- Stated problem -
Reproduce exactly the lines starting at the line that contains "Clone this chart in matplotlib." and ending at the line that contains "ax.axvline(xi, color='#e6e6e6', lw=0.8, zorder=1)". Omit pictures.

(Some records)
* start *
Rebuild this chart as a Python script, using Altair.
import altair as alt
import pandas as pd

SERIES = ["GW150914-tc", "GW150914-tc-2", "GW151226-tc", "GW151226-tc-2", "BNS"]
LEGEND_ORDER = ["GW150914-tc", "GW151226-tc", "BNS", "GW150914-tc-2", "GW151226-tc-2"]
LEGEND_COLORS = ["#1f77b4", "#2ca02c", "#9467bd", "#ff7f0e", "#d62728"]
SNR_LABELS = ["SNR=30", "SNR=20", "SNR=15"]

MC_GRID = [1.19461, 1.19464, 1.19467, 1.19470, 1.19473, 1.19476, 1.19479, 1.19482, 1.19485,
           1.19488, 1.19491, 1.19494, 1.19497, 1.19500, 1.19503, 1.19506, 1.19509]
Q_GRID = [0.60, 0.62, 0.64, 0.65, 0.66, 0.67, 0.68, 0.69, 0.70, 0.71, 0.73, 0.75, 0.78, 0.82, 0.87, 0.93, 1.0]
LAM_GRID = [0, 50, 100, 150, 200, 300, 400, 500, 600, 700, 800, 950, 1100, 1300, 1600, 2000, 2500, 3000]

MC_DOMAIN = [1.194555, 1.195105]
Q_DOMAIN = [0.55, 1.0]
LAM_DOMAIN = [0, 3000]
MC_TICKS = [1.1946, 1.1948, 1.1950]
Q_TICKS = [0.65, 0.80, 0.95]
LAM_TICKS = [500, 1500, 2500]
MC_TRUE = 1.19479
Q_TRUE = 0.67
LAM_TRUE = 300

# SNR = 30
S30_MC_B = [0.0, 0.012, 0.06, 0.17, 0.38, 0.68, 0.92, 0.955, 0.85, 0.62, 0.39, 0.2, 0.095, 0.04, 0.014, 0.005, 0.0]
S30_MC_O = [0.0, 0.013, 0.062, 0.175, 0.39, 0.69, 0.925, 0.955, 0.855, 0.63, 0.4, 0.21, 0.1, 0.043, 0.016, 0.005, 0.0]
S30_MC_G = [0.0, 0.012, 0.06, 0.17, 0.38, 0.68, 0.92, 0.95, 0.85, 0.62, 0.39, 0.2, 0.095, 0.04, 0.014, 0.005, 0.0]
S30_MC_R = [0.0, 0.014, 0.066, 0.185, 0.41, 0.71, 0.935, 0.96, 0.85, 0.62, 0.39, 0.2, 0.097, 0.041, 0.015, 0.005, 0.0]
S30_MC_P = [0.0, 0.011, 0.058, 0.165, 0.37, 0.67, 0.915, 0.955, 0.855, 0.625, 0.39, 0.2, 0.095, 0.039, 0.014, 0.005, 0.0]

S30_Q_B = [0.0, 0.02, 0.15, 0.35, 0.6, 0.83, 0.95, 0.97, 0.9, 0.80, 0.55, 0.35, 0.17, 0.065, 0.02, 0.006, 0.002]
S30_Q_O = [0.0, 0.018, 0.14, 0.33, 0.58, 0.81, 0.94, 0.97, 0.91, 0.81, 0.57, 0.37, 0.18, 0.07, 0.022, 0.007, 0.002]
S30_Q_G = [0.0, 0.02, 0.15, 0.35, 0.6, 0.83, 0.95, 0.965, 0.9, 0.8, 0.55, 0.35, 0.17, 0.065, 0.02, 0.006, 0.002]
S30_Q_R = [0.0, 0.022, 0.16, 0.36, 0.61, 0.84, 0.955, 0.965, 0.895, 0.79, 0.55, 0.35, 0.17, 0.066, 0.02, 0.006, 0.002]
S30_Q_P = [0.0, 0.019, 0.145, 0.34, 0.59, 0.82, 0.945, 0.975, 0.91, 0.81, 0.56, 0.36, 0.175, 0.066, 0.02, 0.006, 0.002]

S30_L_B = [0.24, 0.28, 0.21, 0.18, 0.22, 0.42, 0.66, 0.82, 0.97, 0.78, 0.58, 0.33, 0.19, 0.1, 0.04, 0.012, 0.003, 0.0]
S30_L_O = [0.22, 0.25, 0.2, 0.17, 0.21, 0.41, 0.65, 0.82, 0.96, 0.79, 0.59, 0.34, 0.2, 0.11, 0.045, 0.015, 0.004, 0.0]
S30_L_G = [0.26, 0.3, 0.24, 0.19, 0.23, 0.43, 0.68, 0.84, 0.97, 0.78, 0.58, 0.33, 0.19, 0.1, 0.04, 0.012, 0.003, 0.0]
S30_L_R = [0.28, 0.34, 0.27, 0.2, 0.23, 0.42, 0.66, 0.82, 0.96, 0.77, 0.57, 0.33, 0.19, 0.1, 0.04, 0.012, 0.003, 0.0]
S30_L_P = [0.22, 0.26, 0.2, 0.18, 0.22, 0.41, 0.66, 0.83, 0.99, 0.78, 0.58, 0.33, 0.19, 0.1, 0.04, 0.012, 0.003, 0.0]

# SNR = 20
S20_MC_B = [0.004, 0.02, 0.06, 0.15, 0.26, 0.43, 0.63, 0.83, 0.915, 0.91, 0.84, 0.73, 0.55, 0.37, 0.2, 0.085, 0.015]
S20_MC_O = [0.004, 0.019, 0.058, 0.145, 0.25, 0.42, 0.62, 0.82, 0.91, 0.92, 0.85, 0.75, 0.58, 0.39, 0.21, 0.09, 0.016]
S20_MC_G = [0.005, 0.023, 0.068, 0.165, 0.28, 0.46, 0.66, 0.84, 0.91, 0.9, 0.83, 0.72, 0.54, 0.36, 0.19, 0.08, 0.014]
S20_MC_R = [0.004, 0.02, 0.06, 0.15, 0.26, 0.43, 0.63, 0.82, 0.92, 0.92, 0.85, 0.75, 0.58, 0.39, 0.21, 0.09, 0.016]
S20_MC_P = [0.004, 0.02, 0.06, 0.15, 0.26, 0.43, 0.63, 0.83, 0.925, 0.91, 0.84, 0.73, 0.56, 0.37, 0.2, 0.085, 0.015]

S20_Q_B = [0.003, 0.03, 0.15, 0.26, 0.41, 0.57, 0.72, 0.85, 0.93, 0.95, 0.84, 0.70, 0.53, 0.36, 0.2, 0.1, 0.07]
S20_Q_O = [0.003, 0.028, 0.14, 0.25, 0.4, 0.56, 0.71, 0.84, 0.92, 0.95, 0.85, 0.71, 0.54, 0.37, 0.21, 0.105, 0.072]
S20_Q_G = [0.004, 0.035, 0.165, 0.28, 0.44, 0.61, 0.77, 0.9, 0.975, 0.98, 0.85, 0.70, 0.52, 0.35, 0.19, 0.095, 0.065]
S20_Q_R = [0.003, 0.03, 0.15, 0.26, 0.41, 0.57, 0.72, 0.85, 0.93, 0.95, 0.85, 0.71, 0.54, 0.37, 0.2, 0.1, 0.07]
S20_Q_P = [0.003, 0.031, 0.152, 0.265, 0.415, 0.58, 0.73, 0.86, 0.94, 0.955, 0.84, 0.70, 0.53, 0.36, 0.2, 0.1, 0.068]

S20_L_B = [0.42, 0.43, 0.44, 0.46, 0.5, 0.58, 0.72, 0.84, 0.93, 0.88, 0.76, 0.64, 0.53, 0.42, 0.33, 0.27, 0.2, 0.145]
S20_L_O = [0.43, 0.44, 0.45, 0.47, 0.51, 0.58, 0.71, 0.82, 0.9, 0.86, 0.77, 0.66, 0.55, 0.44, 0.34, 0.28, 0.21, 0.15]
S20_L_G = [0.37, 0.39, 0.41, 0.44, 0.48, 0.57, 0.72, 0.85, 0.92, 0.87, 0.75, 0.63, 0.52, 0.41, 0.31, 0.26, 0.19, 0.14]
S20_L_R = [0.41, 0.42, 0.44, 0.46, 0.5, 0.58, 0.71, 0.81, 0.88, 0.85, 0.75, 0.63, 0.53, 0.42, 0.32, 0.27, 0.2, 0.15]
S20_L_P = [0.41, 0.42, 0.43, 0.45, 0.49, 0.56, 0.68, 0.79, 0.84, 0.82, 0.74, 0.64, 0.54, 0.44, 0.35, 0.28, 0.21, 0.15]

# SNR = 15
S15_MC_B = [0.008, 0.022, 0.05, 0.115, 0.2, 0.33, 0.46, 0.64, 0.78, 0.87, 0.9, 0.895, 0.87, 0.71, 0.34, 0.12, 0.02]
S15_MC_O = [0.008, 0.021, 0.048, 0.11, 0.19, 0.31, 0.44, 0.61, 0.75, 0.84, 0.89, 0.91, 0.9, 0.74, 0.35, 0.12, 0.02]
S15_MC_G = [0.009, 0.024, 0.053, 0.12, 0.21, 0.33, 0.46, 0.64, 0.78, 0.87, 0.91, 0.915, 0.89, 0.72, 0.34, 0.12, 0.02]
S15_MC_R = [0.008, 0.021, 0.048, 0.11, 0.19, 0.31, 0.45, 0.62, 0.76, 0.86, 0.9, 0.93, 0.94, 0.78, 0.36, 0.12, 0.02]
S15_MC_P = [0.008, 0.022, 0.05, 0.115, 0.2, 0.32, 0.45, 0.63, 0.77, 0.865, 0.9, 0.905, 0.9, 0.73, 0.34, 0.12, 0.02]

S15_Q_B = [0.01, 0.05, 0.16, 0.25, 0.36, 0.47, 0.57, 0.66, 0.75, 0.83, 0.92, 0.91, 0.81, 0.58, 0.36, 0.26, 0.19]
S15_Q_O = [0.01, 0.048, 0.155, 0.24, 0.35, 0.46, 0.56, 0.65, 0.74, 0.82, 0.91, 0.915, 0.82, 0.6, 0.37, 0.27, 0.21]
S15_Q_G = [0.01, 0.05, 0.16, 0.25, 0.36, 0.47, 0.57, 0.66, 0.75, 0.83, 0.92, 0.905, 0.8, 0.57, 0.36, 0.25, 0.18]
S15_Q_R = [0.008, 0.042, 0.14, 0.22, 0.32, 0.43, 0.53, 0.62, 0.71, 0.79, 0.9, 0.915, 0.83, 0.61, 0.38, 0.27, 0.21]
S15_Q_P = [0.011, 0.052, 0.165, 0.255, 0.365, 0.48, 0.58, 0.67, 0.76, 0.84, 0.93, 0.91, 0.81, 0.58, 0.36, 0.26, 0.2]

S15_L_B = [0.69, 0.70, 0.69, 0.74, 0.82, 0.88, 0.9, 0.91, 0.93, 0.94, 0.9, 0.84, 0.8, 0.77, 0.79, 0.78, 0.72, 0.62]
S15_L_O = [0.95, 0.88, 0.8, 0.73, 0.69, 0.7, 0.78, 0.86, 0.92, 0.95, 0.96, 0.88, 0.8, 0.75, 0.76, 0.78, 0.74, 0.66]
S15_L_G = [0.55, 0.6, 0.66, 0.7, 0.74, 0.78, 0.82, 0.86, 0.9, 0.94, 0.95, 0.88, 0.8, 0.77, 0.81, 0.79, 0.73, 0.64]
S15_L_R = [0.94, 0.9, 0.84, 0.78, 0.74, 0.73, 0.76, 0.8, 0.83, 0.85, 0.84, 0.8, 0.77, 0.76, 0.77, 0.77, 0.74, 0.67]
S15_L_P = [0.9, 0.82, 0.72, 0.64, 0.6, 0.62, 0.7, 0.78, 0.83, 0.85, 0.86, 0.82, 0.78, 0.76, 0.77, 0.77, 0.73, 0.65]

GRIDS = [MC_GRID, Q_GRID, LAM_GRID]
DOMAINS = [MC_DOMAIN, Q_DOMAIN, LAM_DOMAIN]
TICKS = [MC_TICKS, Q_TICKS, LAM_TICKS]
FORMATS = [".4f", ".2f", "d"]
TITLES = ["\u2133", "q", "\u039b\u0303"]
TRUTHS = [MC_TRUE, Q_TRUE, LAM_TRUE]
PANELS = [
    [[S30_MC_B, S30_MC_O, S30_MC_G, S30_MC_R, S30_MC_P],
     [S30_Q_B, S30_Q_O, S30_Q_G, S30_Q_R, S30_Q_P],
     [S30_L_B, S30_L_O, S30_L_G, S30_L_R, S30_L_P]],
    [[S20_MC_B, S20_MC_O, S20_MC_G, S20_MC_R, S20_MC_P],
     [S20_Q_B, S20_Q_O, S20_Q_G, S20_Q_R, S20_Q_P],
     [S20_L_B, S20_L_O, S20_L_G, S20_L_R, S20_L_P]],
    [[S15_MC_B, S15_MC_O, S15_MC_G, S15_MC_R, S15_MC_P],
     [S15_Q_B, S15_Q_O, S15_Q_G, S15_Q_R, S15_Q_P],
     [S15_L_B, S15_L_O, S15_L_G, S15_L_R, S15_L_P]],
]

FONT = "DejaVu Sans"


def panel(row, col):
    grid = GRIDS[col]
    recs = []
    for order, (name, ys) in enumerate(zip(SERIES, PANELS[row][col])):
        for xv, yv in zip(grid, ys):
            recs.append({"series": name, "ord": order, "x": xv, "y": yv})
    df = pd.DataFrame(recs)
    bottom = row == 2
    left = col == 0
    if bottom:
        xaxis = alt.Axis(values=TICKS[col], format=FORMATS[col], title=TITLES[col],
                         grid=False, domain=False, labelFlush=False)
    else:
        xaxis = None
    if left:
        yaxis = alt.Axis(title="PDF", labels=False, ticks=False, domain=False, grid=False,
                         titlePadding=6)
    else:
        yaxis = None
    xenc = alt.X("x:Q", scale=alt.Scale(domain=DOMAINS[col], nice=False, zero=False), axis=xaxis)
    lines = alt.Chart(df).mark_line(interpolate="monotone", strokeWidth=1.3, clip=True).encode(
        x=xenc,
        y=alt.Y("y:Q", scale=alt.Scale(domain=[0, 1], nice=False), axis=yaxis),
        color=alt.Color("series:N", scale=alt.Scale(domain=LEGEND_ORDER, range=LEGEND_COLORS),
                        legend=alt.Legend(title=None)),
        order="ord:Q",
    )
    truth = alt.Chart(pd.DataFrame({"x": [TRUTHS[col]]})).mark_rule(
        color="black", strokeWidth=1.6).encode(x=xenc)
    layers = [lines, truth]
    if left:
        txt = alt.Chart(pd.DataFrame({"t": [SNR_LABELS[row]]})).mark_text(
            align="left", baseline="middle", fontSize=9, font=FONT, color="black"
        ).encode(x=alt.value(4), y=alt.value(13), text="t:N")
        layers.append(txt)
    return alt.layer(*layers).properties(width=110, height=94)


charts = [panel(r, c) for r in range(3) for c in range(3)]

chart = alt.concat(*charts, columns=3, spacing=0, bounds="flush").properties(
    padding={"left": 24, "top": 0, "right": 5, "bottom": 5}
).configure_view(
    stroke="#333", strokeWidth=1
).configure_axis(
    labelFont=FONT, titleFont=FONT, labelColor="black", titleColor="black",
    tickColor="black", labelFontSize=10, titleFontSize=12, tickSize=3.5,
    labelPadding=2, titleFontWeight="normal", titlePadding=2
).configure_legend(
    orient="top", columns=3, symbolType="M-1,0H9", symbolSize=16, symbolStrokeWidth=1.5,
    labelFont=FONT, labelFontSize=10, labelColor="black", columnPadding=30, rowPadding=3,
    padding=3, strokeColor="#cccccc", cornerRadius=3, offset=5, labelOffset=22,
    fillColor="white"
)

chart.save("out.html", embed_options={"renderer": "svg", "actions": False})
* end *
* start *
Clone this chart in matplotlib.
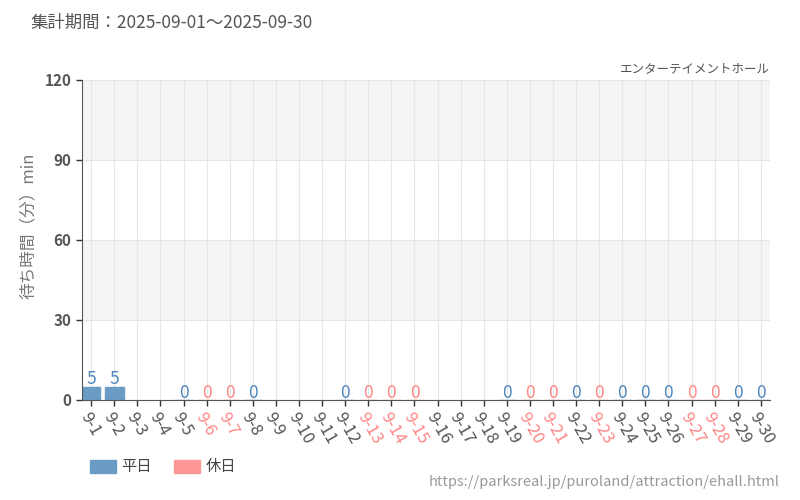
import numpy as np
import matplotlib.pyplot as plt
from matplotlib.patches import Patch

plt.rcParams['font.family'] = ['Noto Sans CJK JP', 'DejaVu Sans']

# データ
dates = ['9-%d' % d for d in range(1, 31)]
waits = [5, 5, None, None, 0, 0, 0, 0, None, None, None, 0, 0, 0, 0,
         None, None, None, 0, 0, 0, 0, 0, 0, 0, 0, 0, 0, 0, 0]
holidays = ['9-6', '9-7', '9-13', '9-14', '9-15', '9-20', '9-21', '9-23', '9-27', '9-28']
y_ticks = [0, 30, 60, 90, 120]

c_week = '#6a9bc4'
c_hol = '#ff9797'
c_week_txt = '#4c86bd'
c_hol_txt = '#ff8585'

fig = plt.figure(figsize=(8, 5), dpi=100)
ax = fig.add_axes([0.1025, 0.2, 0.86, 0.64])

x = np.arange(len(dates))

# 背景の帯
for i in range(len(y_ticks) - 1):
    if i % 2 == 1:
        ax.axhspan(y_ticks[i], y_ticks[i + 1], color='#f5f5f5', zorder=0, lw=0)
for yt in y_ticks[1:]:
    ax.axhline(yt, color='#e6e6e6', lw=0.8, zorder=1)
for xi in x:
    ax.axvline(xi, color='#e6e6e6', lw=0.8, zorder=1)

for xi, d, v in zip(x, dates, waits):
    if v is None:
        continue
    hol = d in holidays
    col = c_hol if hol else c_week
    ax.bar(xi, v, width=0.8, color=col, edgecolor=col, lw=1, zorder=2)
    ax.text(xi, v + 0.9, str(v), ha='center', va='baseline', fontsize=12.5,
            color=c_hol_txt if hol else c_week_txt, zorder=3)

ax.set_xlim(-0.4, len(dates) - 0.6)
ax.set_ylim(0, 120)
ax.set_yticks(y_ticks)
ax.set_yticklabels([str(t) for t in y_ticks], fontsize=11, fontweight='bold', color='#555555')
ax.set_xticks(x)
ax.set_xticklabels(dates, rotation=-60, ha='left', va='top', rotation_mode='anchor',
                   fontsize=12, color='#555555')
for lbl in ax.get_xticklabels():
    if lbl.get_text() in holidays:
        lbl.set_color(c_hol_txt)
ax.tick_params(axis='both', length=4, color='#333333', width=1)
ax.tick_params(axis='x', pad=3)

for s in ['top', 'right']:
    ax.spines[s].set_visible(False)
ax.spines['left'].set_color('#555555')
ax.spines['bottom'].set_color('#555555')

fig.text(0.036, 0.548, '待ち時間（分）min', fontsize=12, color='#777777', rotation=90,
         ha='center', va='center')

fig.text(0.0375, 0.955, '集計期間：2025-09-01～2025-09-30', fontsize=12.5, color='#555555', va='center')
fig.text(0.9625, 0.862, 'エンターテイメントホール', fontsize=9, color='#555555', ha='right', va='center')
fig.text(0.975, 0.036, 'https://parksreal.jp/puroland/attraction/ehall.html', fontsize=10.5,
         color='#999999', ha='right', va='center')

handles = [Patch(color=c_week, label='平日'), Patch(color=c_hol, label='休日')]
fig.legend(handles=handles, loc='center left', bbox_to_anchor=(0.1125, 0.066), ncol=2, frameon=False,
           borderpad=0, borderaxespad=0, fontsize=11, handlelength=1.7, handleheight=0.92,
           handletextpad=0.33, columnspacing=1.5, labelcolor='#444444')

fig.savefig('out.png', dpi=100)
* end *
- Written answer -
Clone this chart in matplotlib.
import numpy as np
import matplotlib.pyplot as plt
from matplotlib.patches import Patch

plt.rcParams['font.family'] = ['Noto Sans CJK JP', 'DejaVu Sans']

# データ
dates = ['9-%d' % d for d in range(1, 31)]
waits = [5, 5, None, None, 0, 0, 0, 0, None, None, None, 0, 0, 0, 0,
         None, None, None, 0, 0, 0, 0, 0, 0, 0, 0, 0, 0, 0, 0]
holidays = ['9-6', '9-7', '9-13', '9-14', '9-15', '9-20', '9-21', '9-23', '9-27', '9-28']
y_ticks = [0, 30, 60, 90, 120]

c_week = '#6a9bc4'
c_hol = '#ff9797'
c_week_txt = '#4c86bd'
c_hol_txt = '#ff8585'

fig = plt.figure(figsize=(8, 5), dpi=100)
ax = fig.add_axes([0.1025, 0.2, 0.86, 0.64])

x = np.arange(len(dates))

# 背景の帯
for i in range(len(y_ticks) - 1):
    if i % 2 == 1:
        ax.axhspan(y_ticks[i], y_ticks[i + 1], color='#f5f5f5', zorder=0, lw=0)
for yt in y_ticks[1:]:
    ax.axhline(yt, color='#e6e6e6', lw=0.8, zorder=1)
for xi in x:
    ax.axvline(xi, color='#e6e6e6', lw=0.8, zorder=1)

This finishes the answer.